● **Collected material**:
** start **

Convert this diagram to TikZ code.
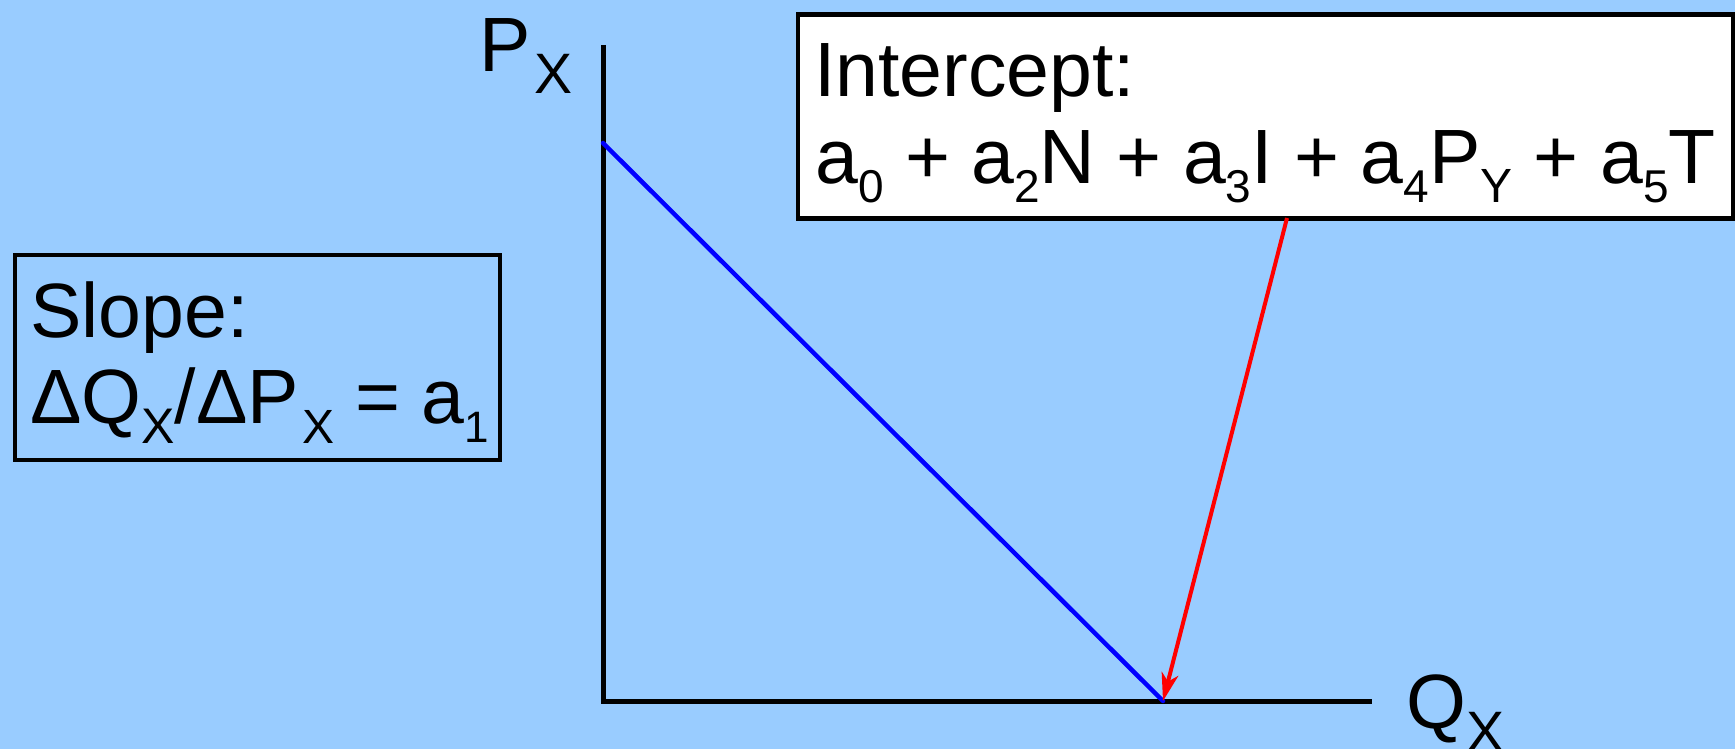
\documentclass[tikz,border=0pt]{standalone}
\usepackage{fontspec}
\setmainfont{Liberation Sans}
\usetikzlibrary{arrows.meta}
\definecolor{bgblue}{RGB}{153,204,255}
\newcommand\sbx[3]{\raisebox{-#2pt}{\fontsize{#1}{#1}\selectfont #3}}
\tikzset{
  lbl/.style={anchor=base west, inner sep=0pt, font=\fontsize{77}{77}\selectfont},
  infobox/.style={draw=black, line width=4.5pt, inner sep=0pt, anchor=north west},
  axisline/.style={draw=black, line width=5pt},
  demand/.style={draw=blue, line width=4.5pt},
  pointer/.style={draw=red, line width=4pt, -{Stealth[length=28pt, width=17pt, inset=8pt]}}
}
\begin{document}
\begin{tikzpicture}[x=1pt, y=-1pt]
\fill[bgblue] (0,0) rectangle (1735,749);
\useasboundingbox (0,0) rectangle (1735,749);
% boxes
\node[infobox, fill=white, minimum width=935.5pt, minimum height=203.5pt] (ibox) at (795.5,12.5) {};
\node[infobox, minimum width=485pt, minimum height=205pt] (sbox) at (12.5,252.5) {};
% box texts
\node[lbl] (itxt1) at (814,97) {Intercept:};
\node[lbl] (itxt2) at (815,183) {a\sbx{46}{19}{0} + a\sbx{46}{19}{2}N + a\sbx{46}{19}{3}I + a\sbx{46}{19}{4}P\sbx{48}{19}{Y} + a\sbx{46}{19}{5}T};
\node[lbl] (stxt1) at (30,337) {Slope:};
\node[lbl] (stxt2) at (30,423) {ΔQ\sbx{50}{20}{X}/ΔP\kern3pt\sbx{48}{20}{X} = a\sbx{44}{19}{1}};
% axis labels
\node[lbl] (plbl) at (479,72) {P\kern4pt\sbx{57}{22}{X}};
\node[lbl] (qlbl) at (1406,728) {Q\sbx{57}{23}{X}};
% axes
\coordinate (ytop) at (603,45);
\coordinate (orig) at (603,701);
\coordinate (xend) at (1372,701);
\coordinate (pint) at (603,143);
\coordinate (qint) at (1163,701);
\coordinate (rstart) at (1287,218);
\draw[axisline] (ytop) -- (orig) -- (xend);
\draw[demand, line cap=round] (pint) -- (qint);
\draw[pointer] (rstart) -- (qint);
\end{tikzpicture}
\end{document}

** end **

● **Task instructions**:
Repeat the data in full and exactly. Omit pictures.

● **Completed task**:
Convert this diagram to TikZ code.
\documentclass[tikz,border=0pt]{standalone}
\usepackage{fontspec}
\setmainfont{Liberation Sans}
\usetikzlibrary{arrows.meta}
\definecolor{bgblue}{RGB}{153,204,255}
\newcommand\sbx[3]{\raisebox{-#2pt}{\fontsize{#1}{#1}\selectfont #3}}
\tikzset{
  lbl/.style={anchor=base west, inner sep=0pt, font=\fontsize{77}{77}\selectfont},
  infobox/.style={draw=black, line width=4.5pt, inner sep=0pt, anchor=north west},
  axisline/.style={draw=black, line width=5pt},
  demand/.style={draw=blue, line width=4.5pt},
  pointer/.style={draw=red, line width=4pt, -{Stealth[length=28pt, width=17pt, inset=8pt]}}
}
\begin{document}
\begin{tikzpicture}[x=1pt, y=-1pt]
\fill[bgblue] (0,0) rectangle (1735,749);
\useasboundingbox (0,0) rectangle (1735,749);
% boxes
\node[infobox, fill=white, minimum width=935.5pt, minimum height=203.5pt] (ibox) at (795.5,12.5) {};
\node[infobox, minimum width=485pt, minimum height=205pt] (sbox) at (12.5,252.5) {};
% box texts
\node[lbl] (itxt1) at (814,97) {Intercept:};
\node[lbl] (itxt2) at (815,183) {a\sbx{46}{19}{0} + a\sbx{46}{19}{2}N + a\sbx{46}{19}{3}I + a\sbx{46}{19}{4}P\sbx{48}{19}{Y} + a\sbx{46}{19}{5}T};
\node[lbl] (stxt1) at (30,337) {Slope:};
\node[lbl] (stxt2) at (30,423) {ΔQ\sbx{50}{20}{X}/ΔP\kern3pt\sbx{48}{20}{X} = a\sbx{44}{19}{1}};
% axis labels
\node[lbl] (plbl) at (479,72) {P\kern4pt\sbx{57}{22}{X}};
\node[lbl] (qlbl) at (1406,728) {Q\sbx{57}{23}{X}};
% axes
\coordinate (ytop) at (603,45);
\coordinate (orig) at (603,701);
\coordinate (xend) at (1372,701);
\coordinate (pint) at (603,143);
\coordinate (qint) at (1163,701);
\coordinate (rstart) at (1287,218);
\draw[axisline] (ytop) -- (orig) -- (xend);
\draw[demand, line cap=round] (pint) -- (qint);
\draw[pointer] (rstart) -- (qint);
\end{tikzpicture}
\end{document}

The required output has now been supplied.